Prompt: Give the data below again exactly as it stands. Omit the pictures.

-- START OF Information provided --

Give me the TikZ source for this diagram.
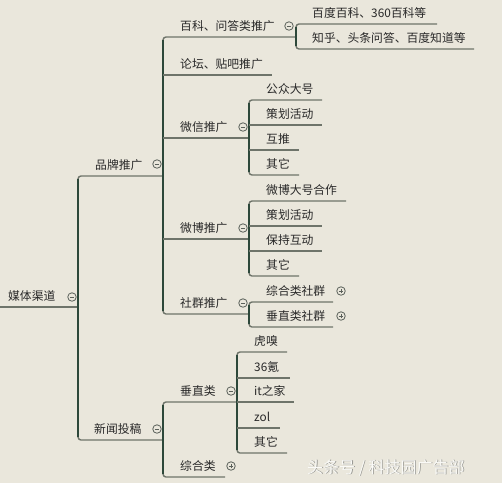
\documentclass[tikz,border=0pt]{standalone}
\usepackage{fontspec}
\newfontfamily\cjk{Noto Sans CJK SC}
\definecolor{bg}{RGB}{234,231,220}
\definecolor{lnc}{RGB}{110,116,106}
\definecolor{vlc}{RGB}{45,72,58}
\definecolor{tx}{RGB}{40,40,40}
\definecolor{tog}{RGB}{90,96,90}
\definecolor{wmshadow}{RGB}{150,150,145}
\definecolor{wmtext}{RGB}{250,250,247}
% name, textx, underline y, text, start x, end x
\newcommand{\mm}[6]{%
  \node[txt] (#1) at (#2,#3-6.5) {#4};
  \coordinate (#1-s) at (#5,#3);
  \coordinate (#1-e) at (#6,#3);
}
\newcommand{\minusc}[3]{%
  \node[togc] (#1) at (#2,#3) {};
  \draw[togl] ([xshift=-2.2pt]#1.center) -- ([xshift=2.2pt]#1.center);
}
\newcommand{\plusc}[3]{%
  \node[togc] (#1) at (#2,#3) {};
  \draw[togl] ([xshift=-2.2pt]#1.center) -- ([xshift=2.2pt]#1.center);
  \draw[togl] ([yshift=-2.2pt]#1.center) -- ([yshift=2.2pt]#1.center);
}
% bracket: first child, last child
\newcommand{\bracket}[2]{%
  \draw[br] (#1-e) -- (#1-s) -- (#2-s) -- (#2-e);
  \draw[vl] ([yshift=-3pt]#1-s) -- ([yshift=3pt]#2-s);
}
\begin{document}
\begin{tikzpicture}[x=1pt,y=-1pt,
  txt/.style={anchor=base west, inner sep=0pt, font=\cjk\fontsize{11.8}{14}\selectfont, text=tx},
  ln/.style={draw=lnc, line width=1.4pt},
  br/.style={draw=lnc, line width=1.4pt, rounded corners=3pt},
  vl/.style={draw=vlc, line width=1.4pt},
  togc/.style={circle, draw=tog, line width=0.8pt, fill=bg, minimum size=8.5pt, inner sep=0pt},
  togl/.style={draw=tog, line width=0.7pt}]
\fill[bg] (0,0) rectangle (502,483);
\useasboundingbox (0,0) rectangle (502,483);

% root
\mm{root}{8}{307}{媒体渠道}{0}{78}
\minusc{root-c}{72}{297}
% level 1
\mm{pp}{95}{176}{品牌推广}{78}{163}
\minusc{pp-c}{157}{164}
\mm{xw}{94}{440}{新闻投稿}{78}{163}
\minusc{xw-c}{157}{429}
% under 品牌推广
\mm{bk}{180}{37}{百科、问答类推广}{163}{296}
\minusc{bk-c}{289}{26}
\mm{lt}{180}{75}{论坛、贴吧推广}{163}{272}
\mm{wx}{180}{138}{微信推广}{163}{249}
\minusc{wx-c}{243}{127}
\mm{wb}{180}{239}{微博推广}{163}{249}
\minusc{wb-c}{243}{228}
\mm{sq}{180}{314}{社群推广}{163}{249}
\minusc{sq-c}{243}{303}
% under 百科
\mm{bk1}{312}{24}{百度百科、360百科等}{296}{437}
\mm{bk2}{312}{49}{知乎、头条问答、百度知道等}{296}{474}
% under 微信
\mm{wx1}{266}{100}{公众大号}{249}{322}
\mm{wx2}{266}{125}{策划活动}{249}{322}
\mm{wx3}{266}{150}{互推}{249}{299}
\mm{wx4}{266}{175}{其它}{249}{299}
% under 微博
\mm{wb1}{266}{201}{微博大号合作}{249}{346}
\mm{wb2}{266}{226}{策划活动}{249}{322}
\mm{wb3}{266}{251}{保持互动}{249}{322}
\mm{wb4}{266}{276}{其它}{249}{299}
% under 社群
\mm{sq1}{266}{302}{综合类社群}{249}{333}
\plusc{sq1-c}{341}{291}
\mm{sq2}{266}{327}{垂直类社群}{249}{333}
\plusc{sq2-c}{341}{316}
% under 新闻投稿
\mm{cz}{180}{402}{垂直类}{163}{237}
\minusc{cz-c}{231}{391}
\mm{zh}{180}{477}{综合类}{163}{225}
\plusc{zh-c}{231}{466}
% under 垂直类
\mm{cz1}{254}{352}{虎嗅}{237}{287}
\mm{cz2}{254}{378}{36氪}{237}{290}
\mm{cz3}{254}{402}{it之家}{237}{294}
\mm{cz4}{254}{428}{zol}{237}{280}
\mm{cz5}{254}{453}{其它}{237}{287}

% connectors
\draw[ln] (root-s) -- (root-e);
\bracket{pp}{xw}
\bracket{bk}{sq}
\draw[ln] (lt-s) -- (lt-e);
\draw[ln] (wx-s) -- (wx-e);
\draw[ln] (wb-s) -- (wb-e);
\bracket{bk1}{bk2}
\bracket{wx1}{wx4}
\draw[ln] (wx2-s) -- (wx2-e);
\draw[ln] (wx3-s) -- (wx3-e);
\bracket{wb1}{wb4}
\draw[ln] (wb2-s) -- (wb2-e);
\draw[ln] (wb3-s) -- (wb3-e);
\bracket{sq1}{sq2}
\bracket{cz}{zh}
\bracket{cz1}{cz5}
\draw[ln] (cz2-s) -- (cz2-e);
\draw[ln] (cz3-s) -- (cz3-e);
\draw[ln] (cz4-s) -- (cz4-e);

% watermark
\node[anchor=base west, inner sep=0pt, font=\cjk\fontsize{16}{18}\selectfont, text=wmshadow] (wm0) at (307.8,473.8) {头条号 / 科技园广告部};
\node[anchor=base west, inner sep=0pt, font=\cjk\fontsize{16}{18}\selectfont, text=wmtext] (wm) at (307,473) {头条号 / 科技园广告部};
\end{tikzpicture}
\end{document}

-- END OF Information provided --

Result for this exercise:
Give me the TikZ source for this diagram.
\documentclass[tikz,border=0pt]{standalone}
\usepackage{fontspec}
\newfontfamily\cjk{Noto Sans CJK SC}
\definecolor{bg}{RGB}{234,231,220}
\definecolor{lnc}{RGB}{110,116,106}
\definecolor{vlc}{RGB}{45,72,58}
\definecolor{tx}{RGB}{40,40,40}
\definecolor{tog}{RGB}{90,96,90}
\definecolor{wmshadow}{RGB}{150,150,145}
\definecolor{wmtext}{RGB}{250,250,247}
% name, textx, underline y, text, start x, end x
\newcommand{\mm}[6]{%
  \node[txt] (#1) at (#2,#3-6.5) {#4};
  \coordinate (#1-s) at (#5,#3);
  \coordinate (#1-e) at (#6,#3);
}
\newcommand{\minusc}[3]{%
  \node[togc] (#1) at (#2,#3) {};
  \draw[togl] ([xshift=-2.2pt]#1.center) -- ([xshift=2.2pt]#1.center);
}
\newcommand{\plusc}[3]{%
  \node[togc] (#1) at (#2,#3) {};
  \draw[togl] ([xshift=-2.2pt]#1.center) -- ([xshift=2.2pt]#1.center);
  \draw[togl] ([yshift=-2.2pt]#1.center) -- ([yshift=2.2pt]#1.center);
}
% bracket: first child, last child
\newcommand{\bracket}[2]{%
  \draw[br] (#1-e) -- (#1-s) -- (#2-s) -- (#2-e);
  \draw[vl] ([yshift=-3pt]#1-s) -- ([yshift=3pt]#2-s);
}
\begin{document}
\begin{tikzpicture}[x=1pt,y=-1pt,
  txt/.style={anchor=base west, inner sep=0pt, font=\cjk\fontsize{11.8}{14}\selectfont, text=tx},
  ln/.style={draw=lnc, line width=1.4pt},
  br/.style={draw=lnc, line width=1.4pt, rounded corners=3pt},
  vl/.style={draw=vlc, line width=1.4pt},
  togc/.style={circle, draw=tog, line width=0.8pt, fill=bg, minimum size=8.5pt, inner sep=0pt},
  togl/.style={draw=tog, line width=0.7pt}]
\fill[bg] (0,0) rectangle (502,483);
\useasboundingbox (0,0) rectangle (502,483);

% root
\mm{root}{8}{307}{媒体渠道}{0}{78}
\minusc{root-c}{72}{297}
% level 1
\mm{pp}{95}{176}{品牌推广}{78}{163}
\minusc{pp-c}{157}{164}
\mm{xw}{94}{440}{新闻投稿}{78}{163}
\minusc{xw-c}{157}{429}
% under 品牌推广
\mm{bk}{180}{37}{百科、问答类推广}{163}{296}
\minusc{bk-c}{289}{26}
\mm{lt}{180}{75}{论坛、贴吧推广}{163}{272}
\mm{wx}{180}{138}{微信推广}{163}{249}
\minusc{wx-c}{243}{127}
\mm{wb}{180}{239}{微博推广}{163}{249}
\minusc{wb-c}{243}{228}
\mm{sq}{180}{314}{社群推广}{163}{249}
\minusc{sq-c}{243}{303}
% under 百科
\mm{bk1}{312}{24}{百度百科、360百科等}{296}{437}
\mm{bk2}{312}{49}{知乎、头条问答、百度知道等}{296}{474}
% under 微信
\mm{wx1}{266}{100}{公众大号}{249}{322}
\mm{wx2}{266}{125}{策划活动}{249}{322}
\mm{wx3}{266}{150}{互推}{249}{299}
\mm{wx4}{266}{175}{其它}{249}{299}
% under 微博
\mm{wb1}{266}{201}{微博大号合作}{249}{346}
\mm{wb2}{266}{226}{策划活动}{249}{322}
\mm{wb3}{266}{251}{保持互动}{249}{322}
\mm{wb4}{266}{276}{其它}{249}{299}
% under 社群
\mm{sq1}{266}{302}{综合类社群}{249}{333}
\plusc{sq1-c}{341}{291}
\mm{sq2}{266}{327}{垂直类社群}{249}{333}
\plusc{sq2-c}{341}{316}
% under 新闻投稿
\mm{cz}{180}{402}{垂直类}{163}{237}
\minusc{cz-c}{231}{391}
\mm{zh}{180}{477}{综合类}{163}{225}
\plusc{zh-c}{231}{466}
% under 垂直类
\mm{cz1}{254}{352}{虎嗅}{237}{287}
\mm{cz2}{254}{378}{36氪}{237}{290}
\mm{cz3}{254}{402}{it之家}{237}{294}
\mm{cz4}{254}{428}{zol}{237}{280}
\mm{cz5}{254}{453}{其它}{237}{287}

% connectors
\draw[ln] (root-s) -- (root-e);
\bracket{pp}{xw}
\bracket{bk}{sq}
\draw[ln] (lt-s) -- (lt-e);
\draw[ln] (wx-s) -- (wx-e);
\draw[ln] (wb-s) -- (wb-e);
\bracket{bk1}{bk2}
\bracket{wx1}{wx4}
\draw[ln] (wx2-s) -- (wx2-e);
\draw[ln] (wx3-s) -- (wx3-e);
\bracket{wb1}{wb4}
\draw[ln] (wb2-s) -- (wb2-e);
\draw[ln] (wb3-s) -- (wb3-e);
\bracket{sq1}{sq2}
\bracket{cz}{zh}
\bracket{cz1}{cz5}
\draw[ln] (cz2-s) -- (cz2-e);
\draw[ln] (cz3-s) -- (cz3-e);
\draw[ln] (cz4-s) -- (cz4-e);

% watermark
\node[anchor=base west, inner sep=0pt, font=\cjk\fontsize{16}{18}\selectfont, text=wmshadow] (wm0) at (307.8,473.8) {头条号 / 科技园广告部};
\node[anchor=base west, inner sep=0pt, font=\cjk\fontsize{16}{18}\selectfont, text=wmtext] (wm) at (307,473) {头条号 / 科技园广告部};
\end{tikzpicture}
\end{document}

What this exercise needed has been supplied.